Not all engineering professors choose to conduct federally funded research. Electrical Engineering Lecturer Paul McCormack will be "developing the next generation of integrated circuits for cell phones" at Bitwave Semiconductor in Lowell, Mass.
Referring to his choice to work in industry during the summer, McCormick said it allows him to "bring back the knowledge into the classroom, the new skills."
Chris Rogers, a mechanical engineering professor and the director of the Center for Engineering Education Outreach, is continually - in his words - "playing with Lego bricks for a living."
Rogers does research on Steinway pianos, studies obesity in fruit flies, is building Lego underwater robots and building inventions with teachers in New Zealand over the Internet, as well as researching for Intel on how to make better computer chips.

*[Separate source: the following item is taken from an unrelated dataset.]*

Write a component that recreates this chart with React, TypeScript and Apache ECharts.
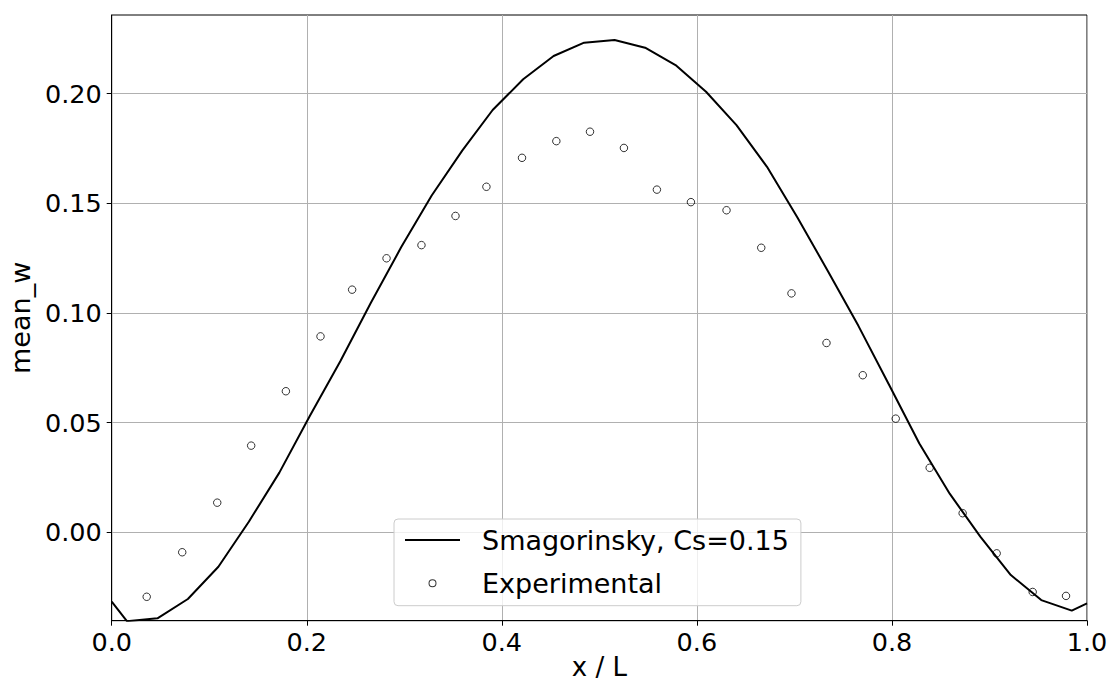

Such ambitious summer engagements do not finish with retirement. Mechanical Engineering Professor Emeritus John Kreifeldt teaches in Taiwan and travels in Borneo throughout the summer - and his travels have resulted in the development of a side interest: textiles.
"I've been collecting textiles from Borneo and Indonesia for years and now have a piece in the American Textile History Museum in Lowell," he said. "I'm scheduled to give a talk at the MFA [Museum of Fine Arts] next February on these textiles."
Assistant Mathematics Professor Misha Kilmer has hired two undergraduate researchers who will work with her on a project involving medical image processing.
"I definitely have several conferences this summer," said Kilmer, adding in jest, "You'll probably do the professors a favor implying we do have a real social life outside of school!"
Indeed, Kilmer is spending a portion of her summer going to Antigua with her husband for their 10-year anniversary. Her sister is also coming on the trip with her husband, celebrating their fifth anniversary.
In the end, therefore, the term "summer" does not completely lose its complete "fun-in-the-sun" meaning for professors. As Joseph said, "I'm taking a vacation too, don't worry about that."